| Problem to work on |
Starting at the line that contains "Convert this chart to Bokeh code." and stopping at the line that contains "src = ColumnDataSource(dict(x=xs, top=values))", transcribe every line of the material below exactly; pictures stay out.
/---
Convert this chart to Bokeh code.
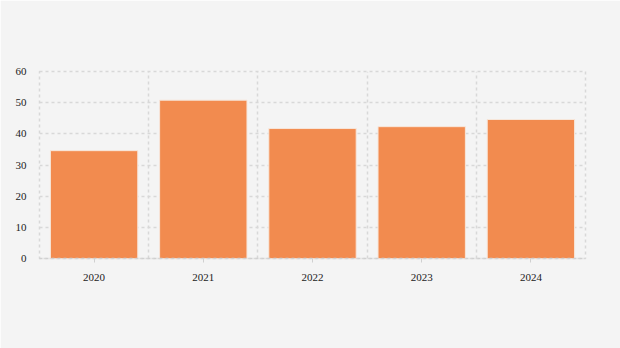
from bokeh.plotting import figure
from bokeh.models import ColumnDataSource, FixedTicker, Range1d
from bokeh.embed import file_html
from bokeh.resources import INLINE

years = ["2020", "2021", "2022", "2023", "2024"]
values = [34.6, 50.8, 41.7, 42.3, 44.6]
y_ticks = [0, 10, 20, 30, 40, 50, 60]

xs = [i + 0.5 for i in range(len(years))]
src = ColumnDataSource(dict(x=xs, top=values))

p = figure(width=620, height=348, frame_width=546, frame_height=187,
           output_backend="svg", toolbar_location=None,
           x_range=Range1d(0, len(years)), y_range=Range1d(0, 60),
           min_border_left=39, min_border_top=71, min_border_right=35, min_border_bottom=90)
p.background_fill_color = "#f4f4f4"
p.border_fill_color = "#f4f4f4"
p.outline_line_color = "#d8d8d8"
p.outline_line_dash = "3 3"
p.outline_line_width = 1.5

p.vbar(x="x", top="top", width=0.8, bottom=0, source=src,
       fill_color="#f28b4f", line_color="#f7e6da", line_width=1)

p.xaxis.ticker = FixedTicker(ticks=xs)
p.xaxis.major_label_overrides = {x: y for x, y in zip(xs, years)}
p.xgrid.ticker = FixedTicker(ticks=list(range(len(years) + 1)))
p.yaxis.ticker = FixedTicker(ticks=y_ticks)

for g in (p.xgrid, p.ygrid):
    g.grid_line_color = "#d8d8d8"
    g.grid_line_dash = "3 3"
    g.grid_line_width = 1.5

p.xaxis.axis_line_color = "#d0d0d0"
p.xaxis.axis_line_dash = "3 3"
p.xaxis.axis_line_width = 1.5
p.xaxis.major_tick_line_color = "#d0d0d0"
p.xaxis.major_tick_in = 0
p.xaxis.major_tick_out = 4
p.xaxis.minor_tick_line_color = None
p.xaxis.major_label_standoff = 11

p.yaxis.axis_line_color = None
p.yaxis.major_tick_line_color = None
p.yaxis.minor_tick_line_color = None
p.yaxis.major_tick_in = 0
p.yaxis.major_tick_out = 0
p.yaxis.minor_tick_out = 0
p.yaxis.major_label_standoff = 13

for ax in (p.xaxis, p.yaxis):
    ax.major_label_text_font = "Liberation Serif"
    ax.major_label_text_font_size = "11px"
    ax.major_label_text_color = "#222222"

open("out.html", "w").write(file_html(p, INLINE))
\---
/---
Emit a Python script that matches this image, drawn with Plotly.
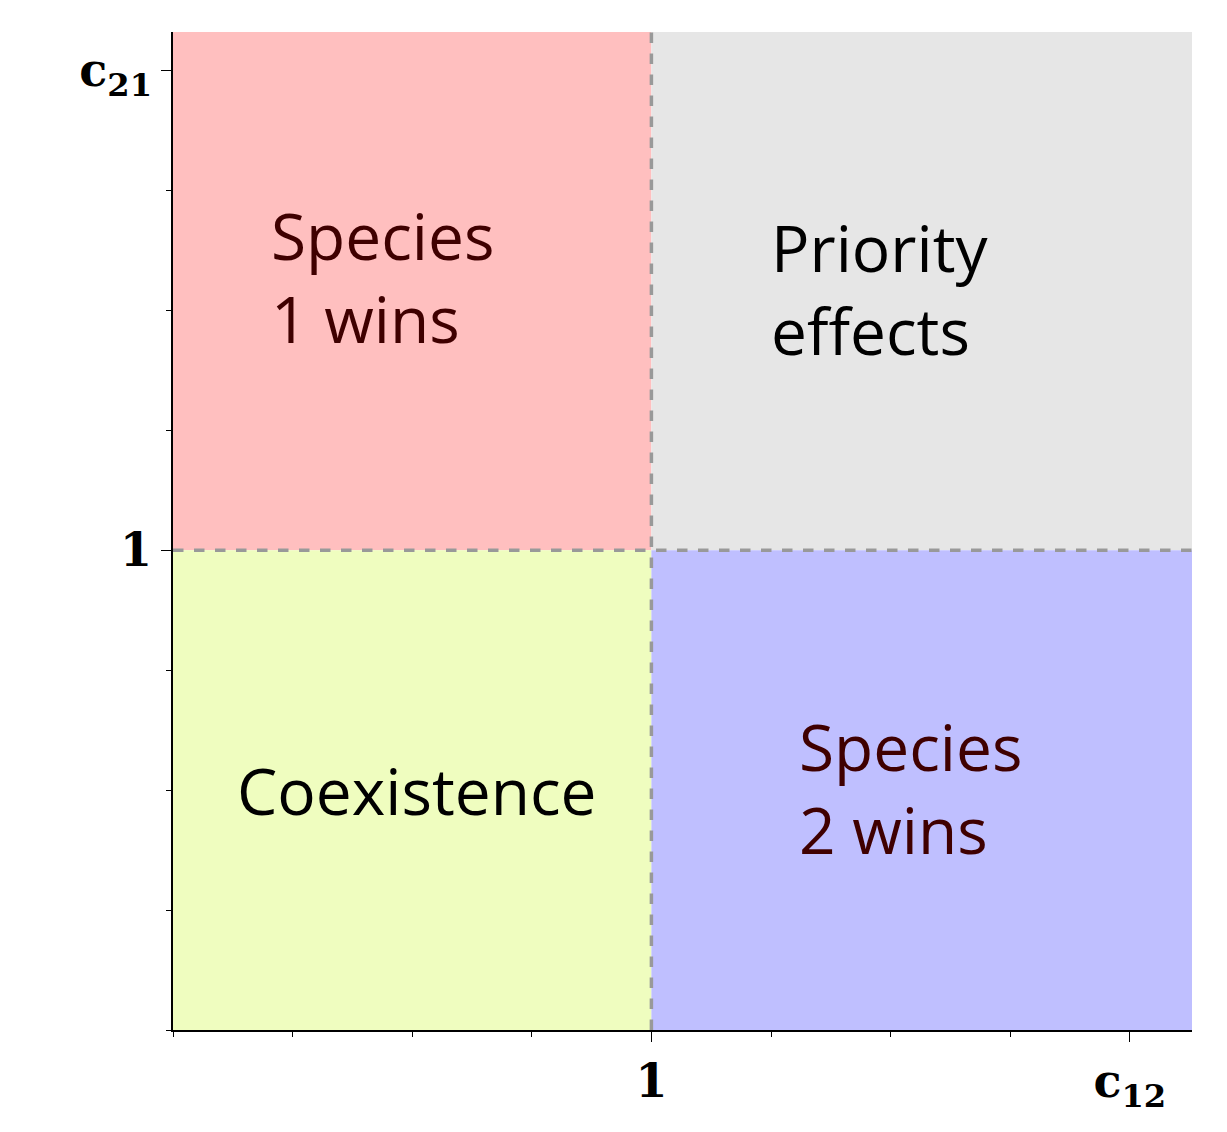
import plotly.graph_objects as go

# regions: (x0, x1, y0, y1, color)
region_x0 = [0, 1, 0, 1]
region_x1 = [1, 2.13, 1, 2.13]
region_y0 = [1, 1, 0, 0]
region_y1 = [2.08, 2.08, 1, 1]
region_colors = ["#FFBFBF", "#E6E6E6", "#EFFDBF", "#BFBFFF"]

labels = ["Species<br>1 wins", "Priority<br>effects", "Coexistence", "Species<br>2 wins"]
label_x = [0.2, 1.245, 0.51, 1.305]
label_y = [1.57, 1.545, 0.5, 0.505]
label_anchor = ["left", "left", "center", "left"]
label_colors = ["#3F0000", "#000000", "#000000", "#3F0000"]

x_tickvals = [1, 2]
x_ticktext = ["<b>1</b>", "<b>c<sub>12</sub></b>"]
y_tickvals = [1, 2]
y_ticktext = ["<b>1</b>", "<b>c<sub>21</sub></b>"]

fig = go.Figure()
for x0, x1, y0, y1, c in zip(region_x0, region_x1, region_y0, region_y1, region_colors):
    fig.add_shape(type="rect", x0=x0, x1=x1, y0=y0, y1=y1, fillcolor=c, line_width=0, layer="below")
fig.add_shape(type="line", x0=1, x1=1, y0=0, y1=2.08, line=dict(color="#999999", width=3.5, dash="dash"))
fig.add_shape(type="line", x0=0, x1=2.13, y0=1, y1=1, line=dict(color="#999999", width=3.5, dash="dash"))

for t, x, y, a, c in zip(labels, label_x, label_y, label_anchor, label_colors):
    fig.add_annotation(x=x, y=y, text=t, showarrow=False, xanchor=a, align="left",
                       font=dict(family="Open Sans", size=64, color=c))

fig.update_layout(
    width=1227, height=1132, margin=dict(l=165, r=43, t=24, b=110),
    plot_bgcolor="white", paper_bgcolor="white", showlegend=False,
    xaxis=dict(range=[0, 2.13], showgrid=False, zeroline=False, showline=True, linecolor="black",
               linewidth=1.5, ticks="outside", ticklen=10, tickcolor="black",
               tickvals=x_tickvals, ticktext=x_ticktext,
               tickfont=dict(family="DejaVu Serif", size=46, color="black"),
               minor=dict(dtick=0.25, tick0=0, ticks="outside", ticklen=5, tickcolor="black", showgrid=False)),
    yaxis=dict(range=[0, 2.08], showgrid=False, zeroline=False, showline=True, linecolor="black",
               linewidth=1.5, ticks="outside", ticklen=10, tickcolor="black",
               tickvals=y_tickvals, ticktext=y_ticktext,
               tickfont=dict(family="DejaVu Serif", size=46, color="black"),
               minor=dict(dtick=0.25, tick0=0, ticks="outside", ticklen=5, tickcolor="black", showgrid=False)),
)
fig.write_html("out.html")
\---
/---
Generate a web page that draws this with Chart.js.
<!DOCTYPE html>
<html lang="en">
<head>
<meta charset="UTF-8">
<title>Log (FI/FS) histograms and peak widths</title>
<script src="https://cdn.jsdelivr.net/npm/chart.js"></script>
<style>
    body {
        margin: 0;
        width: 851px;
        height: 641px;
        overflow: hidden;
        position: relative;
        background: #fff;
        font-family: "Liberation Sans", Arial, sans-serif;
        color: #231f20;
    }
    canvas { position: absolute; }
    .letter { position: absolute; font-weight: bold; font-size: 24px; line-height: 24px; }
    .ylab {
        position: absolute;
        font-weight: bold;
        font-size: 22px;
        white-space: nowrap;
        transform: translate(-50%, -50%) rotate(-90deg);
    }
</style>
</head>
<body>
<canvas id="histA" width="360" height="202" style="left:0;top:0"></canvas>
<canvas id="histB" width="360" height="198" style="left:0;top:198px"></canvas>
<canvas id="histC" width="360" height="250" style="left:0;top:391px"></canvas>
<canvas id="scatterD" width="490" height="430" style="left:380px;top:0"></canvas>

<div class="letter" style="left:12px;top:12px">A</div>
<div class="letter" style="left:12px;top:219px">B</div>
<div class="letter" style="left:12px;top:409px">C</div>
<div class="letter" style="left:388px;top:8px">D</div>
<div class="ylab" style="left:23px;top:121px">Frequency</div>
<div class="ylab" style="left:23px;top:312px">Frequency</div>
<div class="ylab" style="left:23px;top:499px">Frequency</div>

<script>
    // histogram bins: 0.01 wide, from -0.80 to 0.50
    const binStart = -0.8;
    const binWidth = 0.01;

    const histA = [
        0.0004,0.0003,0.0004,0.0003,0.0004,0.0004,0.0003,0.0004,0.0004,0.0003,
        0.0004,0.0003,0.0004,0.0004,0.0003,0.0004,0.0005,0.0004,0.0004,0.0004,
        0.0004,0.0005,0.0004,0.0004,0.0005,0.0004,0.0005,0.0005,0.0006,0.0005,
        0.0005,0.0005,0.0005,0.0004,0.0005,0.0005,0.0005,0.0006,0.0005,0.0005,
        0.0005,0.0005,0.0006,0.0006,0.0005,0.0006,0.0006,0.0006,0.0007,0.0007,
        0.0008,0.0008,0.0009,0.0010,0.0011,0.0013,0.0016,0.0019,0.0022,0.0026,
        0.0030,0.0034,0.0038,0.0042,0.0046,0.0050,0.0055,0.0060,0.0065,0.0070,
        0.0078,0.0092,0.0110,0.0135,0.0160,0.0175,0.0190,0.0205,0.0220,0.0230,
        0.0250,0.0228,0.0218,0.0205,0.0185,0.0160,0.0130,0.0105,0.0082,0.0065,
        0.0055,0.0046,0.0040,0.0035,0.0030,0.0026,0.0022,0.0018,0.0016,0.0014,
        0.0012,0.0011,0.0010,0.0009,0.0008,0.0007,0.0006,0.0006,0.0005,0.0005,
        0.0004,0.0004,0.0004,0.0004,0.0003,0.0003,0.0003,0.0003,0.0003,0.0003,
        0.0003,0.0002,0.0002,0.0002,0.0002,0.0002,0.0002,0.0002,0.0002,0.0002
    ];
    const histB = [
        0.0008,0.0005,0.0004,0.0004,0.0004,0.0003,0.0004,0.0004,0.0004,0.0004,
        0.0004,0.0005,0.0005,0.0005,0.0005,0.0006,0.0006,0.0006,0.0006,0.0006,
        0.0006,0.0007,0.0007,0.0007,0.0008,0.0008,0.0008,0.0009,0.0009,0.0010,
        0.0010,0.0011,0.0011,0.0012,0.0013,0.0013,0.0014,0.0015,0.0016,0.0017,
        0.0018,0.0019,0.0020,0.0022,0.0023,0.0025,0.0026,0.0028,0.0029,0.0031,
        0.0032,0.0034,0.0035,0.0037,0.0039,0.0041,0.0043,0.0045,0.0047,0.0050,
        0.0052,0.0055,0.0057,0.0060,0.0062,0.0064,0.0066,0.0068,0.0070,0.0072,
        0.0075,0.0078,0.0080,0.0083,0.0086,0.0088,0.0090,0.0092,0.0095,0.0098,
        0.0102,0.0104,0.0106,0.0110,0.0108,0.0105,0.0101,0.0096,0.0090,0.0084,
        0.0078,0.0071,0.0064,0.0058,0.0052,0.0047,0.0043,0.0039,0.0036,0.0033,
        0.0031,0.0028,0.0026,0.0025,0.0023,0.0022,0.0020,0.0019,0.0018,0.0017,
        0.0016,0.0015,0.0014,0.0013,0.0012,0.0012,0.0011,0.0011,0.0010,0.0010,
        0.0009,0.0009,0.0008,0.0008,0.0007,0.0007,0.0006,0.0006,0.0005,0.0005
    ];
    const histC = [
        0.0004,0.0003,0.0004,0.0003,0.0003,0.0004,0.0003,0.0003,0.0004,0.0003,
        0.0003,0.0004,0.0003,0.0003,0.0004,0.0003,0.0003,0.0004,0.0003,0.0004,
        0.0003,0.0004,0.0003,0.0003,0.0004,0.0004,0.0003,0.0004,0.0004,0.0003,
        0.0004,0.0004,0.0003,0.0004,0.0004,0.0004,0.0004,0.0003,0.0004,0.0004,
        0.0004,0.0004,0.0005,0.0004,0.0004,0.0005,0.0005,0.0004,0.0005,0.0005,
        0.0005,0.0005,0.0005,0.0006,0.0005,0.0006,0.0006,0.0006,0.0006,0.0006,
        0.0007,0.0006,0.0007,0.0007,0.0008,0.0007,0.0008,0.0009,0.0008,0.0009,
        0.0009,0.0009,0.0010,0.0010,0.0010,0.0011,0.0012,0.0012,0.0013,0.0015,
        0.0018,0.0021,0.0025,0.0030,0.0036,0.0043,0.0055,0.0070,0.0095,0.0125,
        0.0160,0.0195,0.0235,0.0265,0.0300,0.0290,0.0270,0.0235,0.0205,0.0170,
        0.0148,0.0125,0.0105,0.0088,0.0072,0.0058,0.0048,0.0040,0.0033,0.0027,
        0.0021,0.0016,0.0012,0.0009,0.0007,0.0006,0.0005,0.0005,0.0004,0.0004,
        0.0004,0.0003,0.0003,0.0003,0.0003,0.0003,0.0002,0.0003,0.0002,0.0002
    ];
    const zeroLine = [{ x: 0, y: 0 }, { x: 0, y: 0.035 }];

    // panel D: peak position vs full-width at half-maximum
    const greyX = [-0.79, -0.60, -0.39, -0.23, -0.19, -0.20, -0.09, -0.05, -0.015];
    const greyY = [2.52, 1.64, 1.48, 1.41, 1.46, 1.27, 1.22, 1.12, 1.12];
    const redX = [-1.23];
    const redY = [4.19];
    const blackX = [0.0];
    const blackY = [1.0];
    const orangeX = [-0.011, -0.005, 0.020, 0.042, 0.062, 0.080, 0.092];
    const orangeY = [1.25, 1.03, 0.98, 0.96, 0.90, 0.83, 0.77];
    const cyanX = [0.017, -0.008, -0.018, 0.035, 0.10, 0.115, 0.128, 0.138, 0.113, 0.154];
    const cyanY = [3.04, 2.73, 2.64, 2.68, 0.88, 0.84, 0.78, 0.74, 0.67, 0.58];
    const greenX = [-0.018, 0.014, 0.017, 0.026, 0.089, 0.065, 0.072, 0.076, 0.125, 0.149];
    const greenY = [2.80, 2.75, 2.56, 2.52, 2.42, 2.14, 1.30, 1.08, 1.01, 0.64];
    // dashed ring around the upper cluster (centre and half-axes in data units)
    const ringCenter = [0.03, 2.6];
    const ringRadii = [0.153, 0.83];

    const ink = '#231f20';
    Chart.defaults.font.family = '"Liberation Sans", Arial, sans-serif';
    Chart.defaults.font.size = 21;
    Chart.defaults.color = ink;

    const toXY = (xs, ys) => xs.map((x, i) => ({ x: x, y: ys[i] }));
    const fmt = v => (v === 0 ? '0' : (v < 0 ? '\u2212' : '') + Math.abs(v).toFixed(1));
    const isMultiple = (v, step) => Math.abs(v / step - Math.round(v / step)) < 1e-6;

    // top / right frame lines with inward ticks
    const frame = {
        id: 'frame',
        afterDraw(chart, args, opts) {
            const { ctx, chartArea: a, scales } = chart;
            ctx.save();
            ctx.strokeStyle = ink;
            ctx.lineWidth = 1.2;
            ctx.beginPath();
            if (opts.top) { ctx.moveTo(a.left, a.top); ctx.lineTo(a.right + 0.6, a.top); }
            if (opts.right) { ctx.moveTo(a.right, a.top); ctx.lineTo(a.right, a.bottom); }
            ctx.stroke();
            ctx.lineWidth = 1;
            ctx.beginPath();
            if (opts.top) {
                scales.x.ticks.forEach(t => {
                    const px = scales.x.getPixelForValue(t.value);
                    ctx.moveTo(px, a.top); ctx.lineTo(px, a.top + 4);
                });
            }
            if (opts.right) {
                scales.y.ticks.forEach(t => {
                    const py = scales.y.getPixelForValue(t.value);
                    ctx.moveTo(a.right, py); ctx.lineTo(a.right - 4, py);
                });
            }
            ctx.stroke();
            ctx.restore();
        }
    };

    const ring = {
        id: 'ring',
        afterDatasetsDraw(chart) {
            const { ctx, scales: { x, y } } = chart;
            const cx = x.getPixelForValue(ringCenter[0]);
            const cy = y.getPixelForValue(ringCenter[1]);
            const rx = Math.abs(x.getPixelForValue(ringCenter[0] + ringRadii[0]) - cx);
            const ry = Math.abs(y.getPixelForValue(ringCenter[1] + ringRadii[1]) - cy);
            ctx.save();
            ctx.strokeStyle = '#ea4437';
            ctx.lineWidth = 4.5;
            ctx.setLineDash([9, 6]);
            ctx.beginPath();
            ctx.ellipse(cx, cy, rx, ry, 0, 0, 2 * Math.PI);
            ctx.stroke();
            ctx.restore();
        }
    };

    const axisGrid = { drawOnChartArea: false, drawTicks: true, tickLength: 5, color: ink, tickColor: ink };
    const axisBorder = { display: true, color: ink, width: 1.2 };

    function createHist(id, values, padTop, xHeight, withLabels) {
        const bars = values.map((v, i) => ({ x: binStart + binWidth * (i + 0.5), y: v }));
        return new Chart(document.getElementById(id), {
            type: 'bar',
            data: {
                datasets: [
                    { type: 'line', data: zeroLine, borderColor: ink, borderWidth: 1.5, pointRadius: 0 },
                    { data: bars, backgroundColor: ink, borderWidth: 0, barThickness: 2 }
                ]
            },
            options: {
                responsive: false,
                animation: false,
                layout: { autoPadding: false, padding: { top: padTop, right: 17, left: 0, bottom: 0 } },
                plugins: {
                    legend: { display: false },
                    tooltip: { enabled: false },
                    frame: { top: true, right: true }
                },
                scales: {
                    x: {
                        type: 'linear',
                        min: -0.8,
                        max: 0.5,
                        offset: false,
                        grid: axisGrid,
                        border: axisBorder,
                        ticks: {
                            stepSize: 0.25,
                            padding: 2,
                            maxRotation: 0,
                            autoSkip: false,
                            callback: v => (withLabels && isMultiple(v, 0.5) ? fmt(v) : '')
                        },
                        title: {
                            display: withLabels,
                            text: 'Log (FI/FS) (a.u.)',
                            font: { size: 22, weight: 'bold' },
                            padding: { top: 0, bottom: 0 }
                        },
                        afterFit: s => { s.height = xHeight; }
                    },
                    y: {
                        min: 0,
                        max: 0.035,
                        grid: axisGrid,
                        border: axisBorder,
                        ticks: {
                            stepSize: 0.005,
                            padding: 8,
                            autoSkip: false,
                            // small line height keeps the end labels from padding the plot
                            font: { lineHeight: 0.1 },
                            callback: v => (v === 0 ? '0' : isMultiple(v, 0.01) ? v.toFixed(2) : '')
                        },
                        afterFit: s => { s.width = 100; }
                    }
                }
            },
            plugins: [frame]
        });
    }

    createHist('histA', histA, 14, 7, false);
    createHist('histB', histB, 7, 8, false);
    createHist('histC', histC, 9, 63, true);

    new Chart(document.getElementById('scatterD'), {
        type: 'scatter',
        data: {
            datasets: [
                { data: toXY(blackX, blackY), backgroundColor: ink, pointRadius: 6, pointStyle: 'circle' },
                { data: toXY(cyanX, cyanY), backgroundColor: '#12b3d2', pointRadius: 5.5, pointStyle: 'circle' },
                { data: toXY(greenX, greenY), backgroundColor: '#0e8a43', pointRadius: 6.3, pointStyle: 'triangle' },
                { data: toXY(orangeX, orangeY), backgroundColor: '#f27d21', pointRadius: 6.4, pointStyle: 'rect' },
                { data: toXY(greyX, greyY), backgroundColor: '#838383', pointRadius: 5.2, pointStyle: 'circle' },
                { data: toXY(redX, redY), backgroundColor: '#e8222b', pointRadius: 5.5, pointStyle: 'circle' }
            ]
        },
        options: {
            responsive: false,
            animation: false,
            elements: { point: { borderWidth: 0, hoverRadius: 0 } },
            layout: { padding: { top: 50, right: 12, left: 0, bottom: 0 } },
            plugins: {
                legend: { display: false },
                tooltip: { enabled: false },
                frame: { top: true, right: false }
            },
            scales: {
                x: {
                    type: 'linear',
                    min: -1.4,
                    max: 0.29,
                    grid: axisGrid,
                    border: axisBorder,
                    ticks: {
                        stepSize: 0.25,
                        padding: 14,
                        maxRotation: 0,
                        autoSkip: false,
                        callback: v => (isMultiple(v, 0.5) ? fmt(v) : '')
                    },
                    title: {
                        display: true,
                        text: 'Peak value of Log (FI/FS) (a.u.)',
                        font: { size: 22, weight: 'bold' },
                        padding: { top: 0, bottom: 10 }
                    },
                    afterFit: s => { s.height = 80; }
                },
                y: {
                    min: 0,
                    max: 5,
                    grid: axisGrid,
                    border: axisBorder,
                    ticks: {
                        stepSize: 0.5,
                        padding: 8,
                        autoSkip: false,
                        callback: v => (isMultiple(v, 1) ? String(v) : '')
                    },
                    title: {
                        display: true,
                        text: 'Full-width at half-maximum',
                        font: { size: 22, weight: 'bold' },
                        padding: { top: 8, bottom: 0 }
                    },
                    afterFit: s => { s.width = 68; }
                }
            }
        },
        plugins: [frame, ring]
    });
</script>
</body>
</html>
\---
| Response to the task |
Convert this chart to Bokeh code.
from bokeh.plotting import figure
from bokeh.models import ColumnDataSource, FixedTicker, Range1d
from bokeh.embed import file_html
from bokeh.resources import INLINE

years = ["2020", "2021", "2022", "2023", "2024"]
values = [34.6, 50.8, 41.7, 42.3, 44.6]
y_ticks = [0, 10, 20, 30, 40, 50, 60]

xs = [i + 0.5 for i in range(len(years))]
src = ColumnDataSource(dict(x=xs, top=values))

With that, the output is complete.